In the case of R Vs. Howe & Barrister (1987), the House of Lords held that the duress defense was not available in the murder case. This judgment was viewed as ratio decidendi of the case and applied in most murder cases. In addition, the House of Lords considered the availability of defense to those who have committed murder cases, and the jury outlined the obiter dicta that duress defense should not be available in cases involving attempted murder.
Advantages and Disadvantages of the Common Law Legal System
- The common laws are specific since they expand and clarify the implementation of legislation. In addition, the key wordings from acts of parliament are broad enough to give general instruction on how cases should be handled in each situation.
- The common laws can also be applied to cases and unforeseen situations that lawmakers have anticipated. Therefore, common laws can examine and develop responsive measures to real-life problems.
- The doctrines in common law systems are effective and provide consistency in applying legislation in the legal systems of the United Kingdom. In addition, the parties involved in cases can understand the jury’s decision based on the precedent and not the personal biasness and view.
- The common law systems are flexible and speedy since they provide applicability, consistency, and flexibility during law-making. These aspects enable the specific precedent to be changed and offer an opportunity for future reforms.

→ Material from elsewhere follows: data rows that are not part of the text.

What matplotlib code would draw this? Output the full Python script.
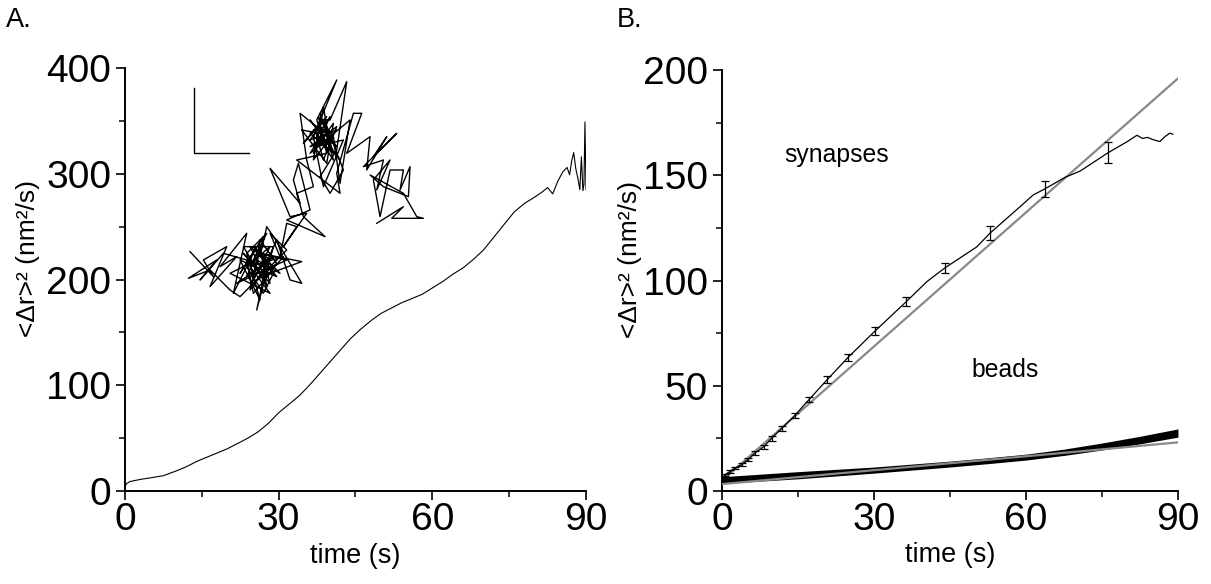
import matplotlib
matplotlib.use("Agg")
import matplotlib.pyplot as plt
from matplotlib import font_manager
from matplotlib.ticker import MultipleLocator

plt.rcParams['font.family'] = ['Liberation Sans', 'DejaVu Sans']

# the original figure looks squeezed sideways, so horizontal text uses a narrow face
installed = {f.name for f in font_manager.fontManager.ttflist}
if 'Liberation Sans Narrow' in installed:
    NARROW = ['Liberation Sans Narrow', 'Liberation Sans', 'DejaVu Sans']
    nscale = 1.0
else:
    NARROW = ['Liberation Sans', 'DejaVu Sans']
    nscale = 0.85

# panel A: mean square displacement of one synapse
t_a = [0, 0.3, 1, 3, 5, 7.5, 10, 12, 14, 16, 18, 20, 22, 24, 26, 28, 30, 32, 34, 36,
       38, 40, 42, 44, 46, 48, 50, 52, 54, 56, 58, 60, 62, 64, 66, 68, 70, 72, 74, 76,
       78, 80, 81.5, 82.5, 83.5, 84.5, 85.5, 86.3, 86.8, 87.2, 87.6, 88.0, 88.4, 88.8,
       89.1, 89.4, 89.6, 89.8, 90]
msd_a = [4, 7, 9, 11, 12.5, 14.5, 19, 23, 28, 32, 36, 40, 45, 50, 56, 64, 74, 82, 90, 100,
         111, 122, 133, 144, 153, 161, 168, 173, 178, 182, 186, 192, 198, 205, 211, 219, 228, 240, 252, 264,
         272, 278, 283, 287, 281, 293, 302, 306, 299, 312, 320, 305, 296, 285,
         316, 284, 290, 349, 285]

# inset trajectory (arbitrary position units)
traj_x = [60, 130, 100, 170, 120, 200, 150, 230, 190, 260, 210, 280, 240, 300, 250, 320, 210, 270, 230, 290,
          250, 290, 270, 230, 310, 260, 220, 300, 280, 240, 320, 270, 250, 300, 230, 280, 310, 260,
          330, 260, 180, 300, 240, 340, 280, 220, 310, 260, 290, 200, 350, 270, 395, 300, 250, 230, 160, 90,
          140, 55, 120, 180, 210, 270, 320, 360, 395, 330, 290, 270, 310, 240, 280, 350, 300,
          330, 350, 380, 340, 410, 360, 300, 390, 370, 385, 420, 350, 465, 400, 380, 430, 410,
          390, 440, 400, 470, 420, 500, 430, 460, 480, 420, 510, 450, 395, 470, 490, 440, 520, 460, 430, 500,
          440, 470, 430, 490, 450, 480, 420, 500, 460, 440, 480, 430, 470, 500, 450, 420, 490, 460,
          480, 530, 500, 450, 480, 520, 470, 420, 540, 510, 490, 445, 470, 380, 510, 500, 550, 575, 530,
          600, 590, 650, 610, 680, 580, 640, 620, 660, 610, 630, 660, 700, 690, 720, 715, 640, 600, 700, 740,
          760, 665, 700, 620]
traj_y = [575, 650, 600, 560, 680, 590, 620, 520, 700, 560, 640, 530, 690, 600, 560, 650, 600, 720, 580, 520,
          600, 680, 560, 650, 590, 630, 580, 670, 600, 680, 610, 540, 660, 560, 620, 700, 640, 570,
          640, 600, 640, 700, 620, 590, 660, 560, 560, 750, 610, 670, 600, 580, 605, 640, 700, 600, 580, 660,
          600, 655, 630, 690, 710, 650, 540, 660, 670, 560, 500, 590, 620, 560, 640, 570, 520,
          590, 490, 500, 560, 460, 470, 325, 430, 360, 310, 450, 480, 530, 470, 400, 380, 300,
          160, 200, 250, 170, 240, 210, 300, 140, 260, 180, 300, 220, 210, 310, 190, 260, 240, 380, 230, 60,
          180, 260, 210, 300, 160, 240, 260, 200, 300, 230, 170, 280, 220, 260, 200, 220, 280, 180,
          180, 65, 270, 350, 400, 330, 200, 280, 180, 370, 230, 170, 280, 300, 400, 340, 160, 160, 280,
          230, 330, 230, 290, 220, 320, 300, 390, 300, 360, 470, 330, 330, 390, 320, 410, 380, 345, 400, 470,
          475, 475, 440, 490]
bar_x = [72, 72, 238]
bar_y = [85, 280, 280]

# panel B: synapses (mean with error bars) and beads
t_syn = [0, 0.6, 1.6, 2.6, 3.9, 5.2, 6.5, 8.2, 9.8, 11.8, 14.4, 17.2, 20.8, 24.9, 30.2, 36.4, 40.4, 44,
         50.3, 52.9, 58.8, 61.4, 63.7, 67.7, 70.7, 76.2, 80, 81.9, 83, 84, 85, 86.4, 87.5, 88.4, 89]
msd_syn = [5, 7.8, 9.3, 10.9, 12.5, 15, 18, 21, 25, 29.8, 36, 43.5, 53, 63.5, 76, 90, 99.4, 106,
           116, 122.5, 135, 140.6, 143.5, 149, 152, 160.7, 166, 169, 167.5, 168, 167, 166, 168.5, 170, 169.5]
t_err = [0.6, 1.6, 2.6, 3.9, 5.2, 6.5, 8.2, 9.8, 11.8, 14.4, 17.2, 20.8, 24.9, 30.2, 36.4, 44, 52.9, 63.7, 76.2]
msd_err = [7.8, 9.3, 10.9, 12.5, 15, 18, 21, 25, 29.8, 36, 43.5, 53, 63.5, 76, 90, 106, 122.5, 143.5, 160.7]
sem_err = [0.5, 0.5, 0.6, 0.7, 0.8, 0.9, 1.0, 1.0, 1.1, 1.2, 1.3, 1.5, 1.6, 1.8, 2.2, 2.5, 3.2, 4.0, 5.0]

t_bead = [0, 15, 30, 45, 52.5, 60, 67.5, 75, 82.5, 90]
bead_lo = [3.6, 5.8, 8.5, 11.4, 13.0, 14.7, 16.9, 19.5, 22.4, 25.6]
bead_hi = [6.8, 9.2, 11.4, 14.2, 15.8, 17.5, 19.9, 22.8, 26.0, 29.5]

t_fit = [0, 90]
syn_fit = [5, 196]
bead_fit = [3.3, 23.1]

fig = plt.figure(figsize=(12.11, 5.84), dpi=100)
axA = fig.add_axes([0.1032, 0.1592, 0.3807, 0.7243])
axB = fig.add_axes([0.5962, 0.1592, 0.3765, 0.7209])

def style(ax, ymax, ymaj, ylx):
    ax.set_xlim(0, 90)
    ax.set_ylim(0, ymax)
    ax.spines['top'].set_visible(False)
    ax.spines['right'].set_visible(False)
    for s in ('left', 'bottom'):
        ax.spines[s].set_linewidth(1.4)
    ax.xaxis.set_major_locator(MultipleLocator(30))
    ax.xaxis.set_minor_locator(MultipleLocator(15))
    ax.yaxis.set_major_locator(MultipleLocator(ymaj))
    ax.yaxis.set_minor_locator(MultipleLocator(ymaj / 2))
    ax.tick_params(which='major', length=6.5, width=1.2)
    ax.tick_params(which='minor', length=4, width=1.1)
    ax.tick_params(axis='x', which='major', pad=1.5)
    ax.tick_params(axis='y', which='major', pad=3.5)
    for lab in ax.get_xticklabels() + ax.get_yticklabels():
        lab.set_family(NARROW)
        lab.set_fontsize(33 * nscale)
    ax.set_xlabel('time (s)', fontsize=23 * nscale, family=NARROW)
    ax.set_ylabel('<Δr>² (nm²/s)', fontsize=19)
    ax.xaxis.set_label_coords(0.5, -0.122)
    ax.yaxis.set_label_coords(ylx, 0.55)

style(axA, 400, 100, -0.184)
axA.plot(t_a, msd_a, color='black', lw=0.8)

ins = fig.add_axes([0.1404, 0.4521, 0.223, 0.4452])
ins.plot(traj_x, traj_y, color='black', lw=1.0)
ins.plot(bar_x, bar_y, color='black', lw=1.0)
ins.set_xlim(0, 810)
ins.set_ylim(780, 0)
ins.axis('off')

style(axB, 200, 50, -0.176)
axB.plot(t_fit, syn_fit, color='#888888', lw=1.6, zorder=2)
axB.plot(t_syn, msd_syn, color='black', lw=0.9, zorder=3)
axB.errorbar(t_err, msd_err, yerr=sem_err, fmt='none', ecolor='black', elinewidth=0.9,
             capsize=3, capthick=0.9, zorder=3)
axB.fill_between(t_bead, bead_lo, bead_hi, color='black', lw=0, zorder=2)
axB.plot(t_fit, bead_fit, color='#888888', lw=1.6, zorder=4)
axB.text(22.7, 159.6, 'synapses', fontsize=21 * nscale, family=NARROW, ha='center', va='center')
axB.text(55.9, 57.5, 'beads', fontsize=21 * nscale, family=NARROW, ha='center', va='center')

fig.text(0.005, 0.966, 'A.', fontsize=23 * nscale, family=NARROW, va='center')
fig.text(0.509, 0.966, 'B.', fontsize=23 * nscale, family=NARROW, va='center')

fig.savefig('out.png', dpi=100)
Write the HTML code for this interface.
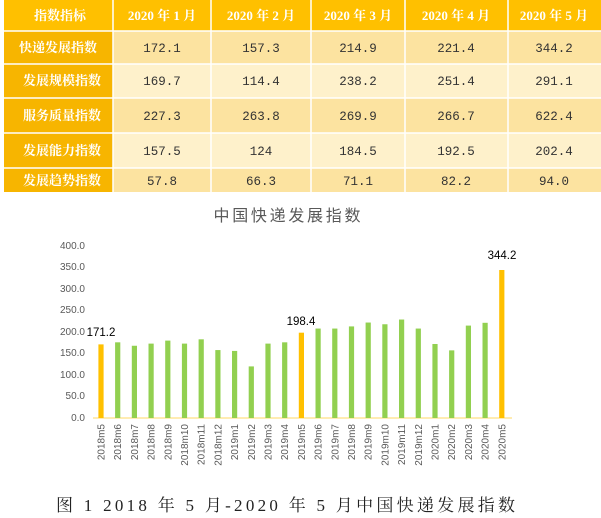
<!DOCTYPE html>
<html><head><meta charset="utf-8"><style>
body{margin:0;width:601px;height:518px;background:#fff;overflow:hidden}
svg{display:block}
</style></head><body>
<svg width="601" height="518" xmlns="http://www.w3.org/2000/svg">
<g font-family="Liberation Serif, Noto Serif CJK SC, serif" font-size="13">
<rect x="4" y="0" width="597" height="31" fill="#FFC000"/>
<rect x="4" y="31" width="109" height="161" fill="#F7B500"/>
<rect x="113" y="31" width="488" height="33" fill="#FCE3A0"/>
<rect x="113" y="64" width="488" height="34" fill="#FEF1CB"/>
<rect x="113" y="98" width="488" height="35" fill="#FCE3A0"/>
<rect x="113" y="133" width="488" height="35" fill="#FEF1CB"/>
<rect x="113" y="168" width="488" height="24" fill="#FCE3A0"/>
<g stroke="#fff" stroke-width="1.5">
<line x1="4" y1="31" x2="601" y2="31"/><line x1="4" y1="64" x2="601" y2="64"/>
<line x1="4" y1="98" x2="601" y2="98"/><line x1="4" y1="133" x2="601" y2="133"/>
<line x1="4" y1="168" x2="601" y2="168"/>
<line x1="113" y1="0" x2="113" y2="192"/><line x1="211" y1="0" x2="211" y2="192"/>
<line x1="311" y1="0" x2="311" y2="192"/><line x1="405" y1="0" x2="405" y2="192"/>
<line x1="508" y1="0" x2="508" y2="192"/>
</g>
<g fill="#fff" font-weight="bold" text-anchor="middle">
<text x="60" y="20">指数指标</text>
<text x="162" y="20">2020 年 1 月</text><text x="261" y="20">2020 年 2 月</text>
<text x="358" y="20">2020 年 3 月</text><text x="456" y="20">2020 年 4 月</text>
<text x="554" y="20">2020 年 5 月</text>
<text x="58" y="52">快递发展指数</text><text x="62" y="85">发展规模指数</text>
<text x="62" y="120">服务质量指数</text><text x="62" y="155">发展能力指数</text>
<text x="62" y="185">发展趋势指数</text>
</g>
<g fill="#333" text-anchor="middle" font-family="Liberation Mono, monospace" font-size="12.5">
<text x="162" y="52">172.1</text><text x="261" y="52">157.3</text><text x="358" y="52">214.9</text><text x="456" y="52">221.4</text><text x="554" y="52">344.2</text>
<text x="162" y="85">169.7</text><text x="261" y="85">114.4</text><text x="358" y="85">238.2</text><text x="456" y="85">251.4</text><text x="554" y="85">291.1</text>
<text x="162" y="120">227.3</text><text x="261" y="120">263.8</text><text x="358" y="120">269.9</text><text x="456" y="120">266.7</text><text x="554" y="120">622.4</text>
<text x="162" y="155">157.5</text><text x="261" y="155">124</text><text x="358" y="155">184.5</text><text x="456" y="155">192.5</text><text x="554" y="155">202.4</text>
<text x="162" y="185">57.8</text><text x="261" y="185">66.3</text><text x="358" y="185">71.1</text><text x="456" y="185">82.2</text><text x="554" y="185">94.0</text>
</g>
</g>
<text x="287" y="221" text-anchor="middle" font-family="Liberation Sans, Noto Sans CJK SC, sans-serif" font-size="16" fill="#595959" textLength="147">中国快递发展指数</text>
<g font-family="Liberation Sans, sans-serif" font-size="10" fill="#595959" text-anchor="end">
<text x="85" y="249">400.0</text><text x="85" y="270">350.0</text><text x="85" y="292">300.0</text>
<text x="85" y="313">250.0</text><text x="85" y="335">200.0</text><text x="85" y="356">150.0</text>
<text x="85" y="378">100.0</text><text x="85" y="399">50.0</text><text x="85" y="421">0.0</text>
</g>
<line x1="93" y1="418" x2="512" y2="418" stroke="#FFD966" stroke-width="1"/>
<g id="bars"></g>
<g id="xl" font-family="Liberation Sans, sans-serif" font-size="10" fill="#595959"></g>
<g font-family="Liberation Sans, sans-serif" font-size="11.5" fill="#000" text-anchor="middle">
<text x="101" y="336">171.2</text><text x="301" y="325">198.4</text><text x="502" y="259">344.2</text>
</g>
<text x="56" y="511" font-family="Liberation Serif, Noto Serif CJK SC, serif" font-size="17" fill="#222" textLength="459">图 1  2018 年 5 月-2020 年 5 月中国快递发展指数</text>
<script>
var v=[171.2,176,168,173,180,173,183,158,156,120,173,176,198.4,208,208,213,222,218,229,208,172.1,157.3,214.9,221.4,344.2];
var l=["2018m5","2018m6","2018m7","2018m8","2018m9","2018m10","2018m11","2018m12","2019m1","2019m2","2019m3","2019m4","2019m5","2019m6","2019m7","2019m8","2019m9","2019m10","2019m11","2019m12","2020m1","2020m2","2020m3","2020m4","2020m5"];
var b=document.getElementById('bars'),x=document.getElementById('xl'),ns="http://www.w3.org/2000/svg";
v.forEach(function(d,i){var cx=101+i*16.7,h=d*0.43;var r=document.createElementNS(ns,'rect');
r.setAttribute('x',cx-2.6);r.setAttribute('width',5.2);r.setAttribute('y',418-h);r.setAttribute('height',h);
r.setAttribute('fill',(i==0||i==12||i==24)?'#FFC000':'#92D050');b.appendChild(r);
var t=document.createElementNS(ns,'text');t.setAttribute('transform','translate('+(cx+3.5)+',424) rotate(-90)');
t.setAttribute('text-anchor','end');t.textContent=l[i];x.appendChild(t);});
</script>
</svg>
</body></html>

- The common laws are reactive and not proactive since the parliament cannot change them based on their accord. These laws are outdated and may need reform, but until another crime is committed when similar precedent would be set for future rulings.
- The creation of legislation depends wholly on the courts, while common law formation does not necessarily depend on the courts. Hence, the courts solely use the administration of justice as a secondary option for justice.
- Lawmakers can only review these common laws through an act of parliament, which is undemocratic since a section of citizens are involved and engaged during the reforms on the precedents.